-- Stored dataset items --
"""

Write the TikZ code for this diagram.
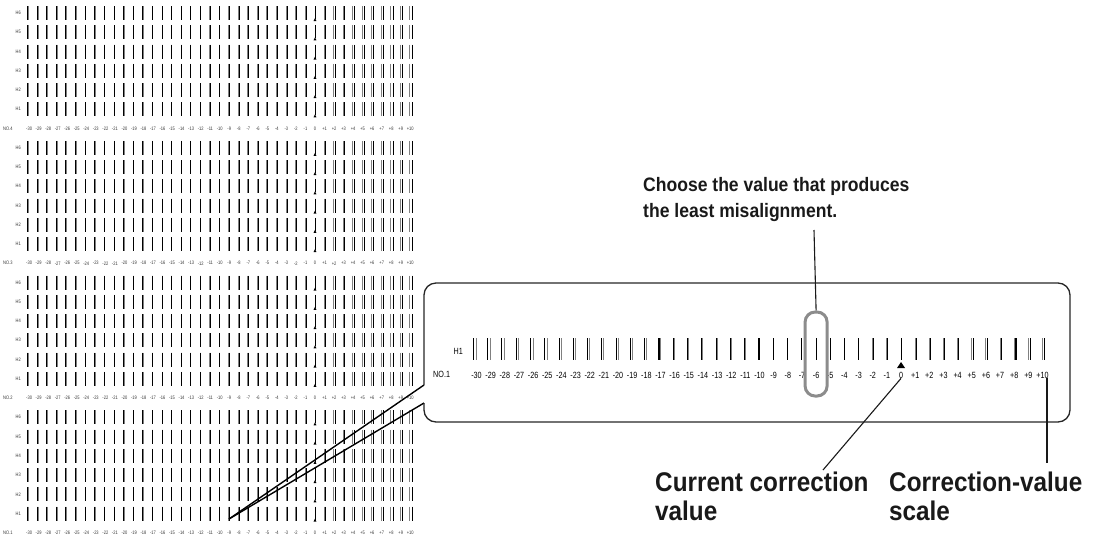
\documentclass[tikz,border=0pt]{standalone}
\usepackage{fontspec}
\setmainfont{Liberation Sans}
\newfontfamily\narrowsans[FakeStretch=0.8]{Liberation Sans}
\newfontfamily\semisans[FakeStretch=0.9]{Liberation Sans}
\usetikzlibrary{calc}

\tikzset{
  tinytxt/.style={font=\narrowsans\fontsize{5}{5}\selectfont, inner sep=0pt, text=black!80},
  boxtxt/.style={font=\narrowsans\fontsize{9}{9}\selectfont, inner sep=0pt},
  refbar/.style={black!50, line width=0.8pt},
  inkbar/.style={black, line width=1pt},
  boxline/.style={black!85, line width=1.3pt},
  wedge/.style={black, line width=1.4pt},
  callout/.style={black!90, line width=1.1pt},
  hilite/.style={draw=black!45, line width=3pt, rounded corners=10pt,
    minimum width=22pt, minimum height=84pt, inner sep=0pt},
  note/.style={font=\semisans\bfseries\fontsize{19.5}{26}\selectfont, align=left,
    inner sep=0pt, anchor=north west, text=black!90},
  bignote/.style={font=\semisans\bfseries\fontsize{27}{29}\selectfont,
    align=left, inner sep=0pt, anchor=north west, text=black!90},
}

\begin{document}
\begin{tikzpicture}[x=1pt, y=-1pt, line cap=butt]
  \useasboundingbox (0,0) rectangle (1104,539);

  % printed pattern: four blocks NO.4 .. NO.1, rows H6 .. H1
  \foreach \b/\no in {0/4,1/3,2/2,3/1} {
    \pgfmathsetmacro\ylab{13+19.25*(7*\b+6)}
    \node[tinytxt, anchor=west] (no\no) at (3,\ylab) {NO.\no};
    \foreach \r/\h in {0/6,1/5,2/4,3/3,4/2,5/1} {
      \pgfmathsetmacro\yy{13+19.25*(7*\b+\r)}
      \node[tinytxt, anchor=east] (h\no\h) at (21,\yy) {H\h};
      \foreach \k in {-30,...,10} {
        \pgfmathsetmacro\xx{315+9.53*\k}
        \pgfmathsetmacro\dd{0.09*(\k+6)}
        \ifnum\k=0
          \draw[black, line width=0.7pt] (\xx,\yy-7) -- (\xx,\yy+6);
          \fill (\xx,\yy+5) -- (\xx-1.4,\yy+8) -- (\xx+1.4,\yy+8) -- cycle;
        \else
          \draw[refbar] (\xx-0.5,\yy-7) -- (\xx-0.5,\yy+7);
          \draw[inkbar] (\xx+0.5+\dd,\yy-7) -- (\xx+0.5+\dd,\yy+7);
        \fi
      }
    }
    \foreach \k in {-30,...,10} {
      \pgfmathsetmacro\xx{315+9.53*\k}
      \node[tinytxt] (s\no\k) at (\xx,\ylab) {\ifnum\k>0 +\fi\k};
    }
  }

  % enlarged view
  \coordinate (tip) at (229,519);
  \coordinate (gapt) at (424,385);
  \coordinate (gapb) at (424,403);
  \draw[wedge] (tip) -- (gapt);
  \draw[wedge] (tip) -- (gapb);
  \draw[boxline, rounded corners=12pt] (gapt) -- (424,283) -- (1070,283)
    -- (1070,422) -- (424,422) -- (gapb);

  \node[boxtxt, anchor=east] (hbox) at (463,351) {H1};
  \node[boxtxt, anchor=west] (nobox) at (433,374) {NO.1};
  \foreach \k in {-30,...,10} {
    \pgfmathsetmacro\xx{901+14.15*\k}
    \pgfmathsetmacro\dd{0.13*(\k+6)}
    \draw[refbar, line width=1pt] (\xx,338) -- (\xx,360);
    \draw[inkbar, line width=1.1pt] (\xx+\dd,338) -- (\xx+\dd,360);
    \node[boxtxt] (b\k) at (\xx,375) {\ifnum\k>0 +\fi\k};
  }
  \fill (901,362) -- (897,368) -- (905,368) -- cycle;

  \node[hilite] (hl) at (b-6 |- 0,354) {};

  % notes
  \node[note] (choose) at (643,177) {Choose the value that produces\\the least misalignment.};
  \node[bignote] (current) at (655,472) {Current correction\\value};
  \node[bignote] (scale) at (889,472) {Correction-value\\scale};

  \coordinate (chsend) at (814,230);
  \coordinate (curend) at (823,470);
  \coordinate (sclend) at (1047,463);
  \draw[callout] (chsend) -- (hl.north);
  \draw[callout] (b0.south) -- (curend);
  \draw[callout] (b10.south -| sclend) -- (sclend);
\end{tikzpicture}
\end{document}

"""
"""

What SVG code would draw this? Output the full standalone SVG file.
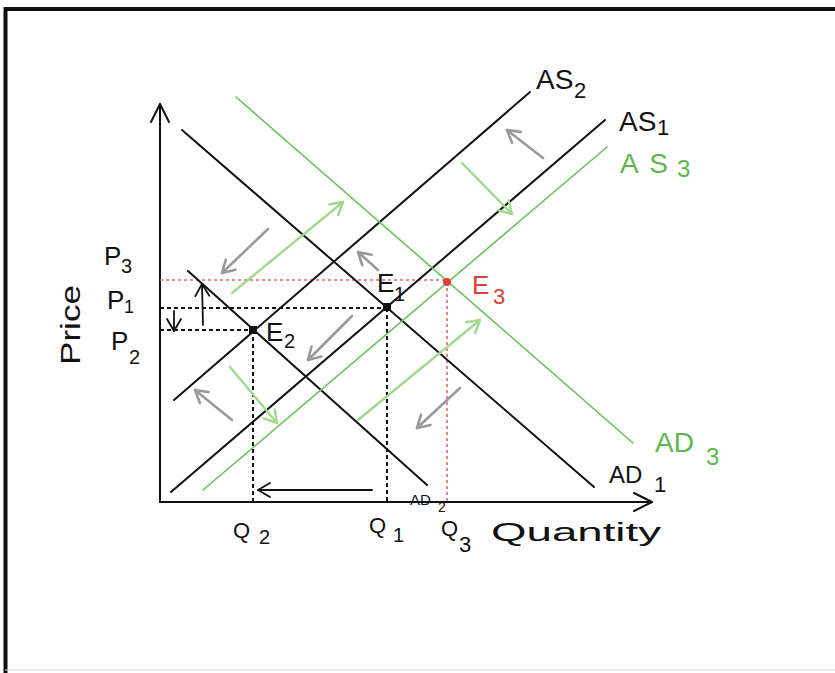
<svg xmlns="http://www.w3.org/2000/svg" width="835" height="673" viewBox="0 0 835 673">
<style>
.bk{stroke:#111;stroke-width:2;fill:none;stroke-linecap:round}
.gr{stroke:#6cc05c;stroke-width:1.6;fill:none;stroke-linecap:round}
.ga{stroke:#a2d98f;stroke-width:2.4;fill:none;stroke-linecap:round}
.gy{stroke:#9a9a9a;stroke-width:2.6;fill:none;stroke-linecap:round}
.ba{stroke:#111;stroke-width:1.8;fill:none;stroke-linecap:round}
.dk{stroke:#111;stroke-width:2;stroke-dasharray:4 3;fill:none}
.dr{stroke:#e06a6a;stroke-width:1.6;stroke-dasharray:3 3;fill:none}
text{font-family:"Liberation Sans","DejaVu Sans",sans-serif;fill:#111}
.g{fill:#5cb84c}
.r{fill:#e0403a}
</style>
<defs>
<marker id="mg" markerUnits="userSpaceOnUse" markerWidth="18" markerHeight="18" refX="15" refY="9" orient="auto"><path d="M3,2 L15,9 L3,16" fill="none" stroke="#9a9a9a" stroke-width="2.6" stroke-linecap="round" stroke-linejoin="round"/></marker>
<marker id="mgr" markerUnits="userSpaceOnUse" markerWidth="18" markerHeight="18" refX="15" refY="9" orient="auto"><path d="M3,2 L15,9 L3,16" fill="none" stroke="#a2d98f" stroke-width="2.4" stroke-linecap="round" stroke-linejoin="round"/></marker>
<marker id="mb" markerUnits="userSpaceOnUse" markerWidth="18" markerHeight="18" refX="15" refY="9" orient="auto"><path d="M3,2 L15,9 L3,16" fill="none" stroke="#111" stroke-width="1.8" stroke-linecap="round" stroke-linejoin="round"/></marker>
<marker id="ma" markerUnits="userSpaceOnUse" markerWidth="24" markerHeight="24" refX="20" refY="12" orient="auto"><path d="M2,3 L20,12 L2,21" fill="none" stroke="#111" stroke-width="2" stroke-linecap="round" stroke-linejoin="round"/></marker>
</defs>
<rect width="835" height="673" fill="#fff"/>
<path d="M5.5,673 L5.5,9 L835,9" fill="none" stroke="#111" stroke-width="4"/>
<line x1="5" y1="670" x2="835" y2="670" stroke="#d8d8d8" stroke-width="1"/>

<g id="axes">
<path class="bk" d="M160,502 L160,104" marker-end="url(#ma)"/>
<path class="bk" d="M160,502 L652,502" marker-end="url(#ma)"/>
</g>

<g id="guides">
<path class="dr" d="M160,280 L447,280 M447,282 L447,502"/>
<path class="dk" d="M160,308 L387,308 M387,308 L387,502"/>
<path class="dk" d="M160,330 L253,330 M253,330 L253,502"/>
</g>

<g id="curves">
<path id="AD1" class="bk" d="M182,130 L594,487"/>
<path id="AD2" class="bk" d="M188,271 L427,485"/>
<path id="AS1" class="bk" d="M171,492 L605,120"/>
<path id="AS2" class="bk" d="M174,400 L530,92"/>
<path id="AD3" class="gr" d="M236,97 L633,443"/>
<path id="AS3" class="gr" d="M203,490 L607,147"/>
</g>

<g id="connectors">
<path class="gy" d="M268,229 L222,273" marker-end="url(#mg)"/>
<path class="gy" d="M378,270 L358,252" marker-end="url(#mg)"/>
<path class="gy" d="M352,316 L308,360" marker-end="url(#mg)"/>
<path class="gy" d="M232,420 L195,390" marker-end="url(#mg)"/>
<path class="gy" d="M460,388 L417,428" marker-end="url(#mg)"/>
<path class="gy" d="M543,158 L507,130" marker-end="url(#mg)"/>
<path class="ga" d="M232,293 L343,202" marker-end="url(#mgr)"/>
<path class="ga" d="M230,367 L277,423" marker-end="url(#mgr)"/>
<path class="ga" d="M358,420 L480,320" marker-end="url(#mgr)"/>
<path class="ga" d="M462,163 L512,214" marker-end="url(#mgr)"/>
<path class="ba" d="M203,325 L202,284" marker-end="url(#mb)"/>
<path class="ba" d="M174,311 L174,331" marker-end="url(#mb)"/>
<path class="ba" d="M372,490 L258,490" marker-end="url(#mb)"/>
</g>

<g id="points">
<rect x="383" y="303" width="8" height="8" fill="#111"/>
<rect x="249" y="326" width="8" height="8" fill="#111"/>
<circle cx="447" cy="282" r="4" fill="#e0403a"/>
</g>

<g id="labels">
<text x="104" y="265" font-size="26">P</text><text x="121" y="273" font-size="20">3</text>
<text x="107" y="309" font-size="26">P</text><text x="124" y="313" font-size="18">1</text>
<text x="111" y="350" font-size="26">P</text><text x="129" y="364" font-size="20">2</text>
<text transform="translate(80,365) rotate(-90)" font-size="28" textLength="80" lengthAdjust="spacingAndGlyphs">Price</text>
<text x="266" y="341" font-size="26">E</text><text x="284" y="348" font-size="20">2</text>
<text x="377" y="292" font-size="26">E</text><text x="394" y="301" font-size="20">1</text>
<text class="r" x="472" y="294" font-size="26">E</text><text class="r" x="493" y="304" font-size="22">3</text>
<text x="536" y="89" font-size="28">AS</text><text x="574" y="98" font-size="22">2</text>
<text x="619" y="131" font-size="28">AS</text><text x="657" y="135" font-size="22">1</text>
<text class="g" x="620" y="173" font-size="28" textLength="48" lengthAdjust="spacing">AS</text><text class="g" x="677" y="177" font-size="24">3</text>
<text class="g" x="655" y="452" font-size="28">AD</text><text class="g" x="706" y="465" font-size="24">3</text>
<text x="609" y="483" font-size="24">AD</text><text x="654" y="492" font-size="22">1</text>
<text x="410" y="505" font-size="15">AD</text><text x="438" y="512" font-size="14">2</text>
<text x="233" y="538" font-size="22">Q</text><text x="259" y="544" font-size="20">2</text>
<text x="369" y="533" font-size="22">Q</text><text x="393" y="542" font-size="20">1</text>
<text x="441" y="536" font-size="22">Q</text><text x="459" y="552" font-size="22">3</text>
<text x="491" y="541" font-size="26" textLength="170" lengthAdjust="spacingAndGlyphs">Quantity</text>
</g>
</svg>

"""

-- WRITTEN PROBLEM --
From the records above, pull out every line containing the word "code".

-- THE OUTPUT --
Write the TikZ code for this diagram.
What SVG code would draw this? Output the full standalone SVG file.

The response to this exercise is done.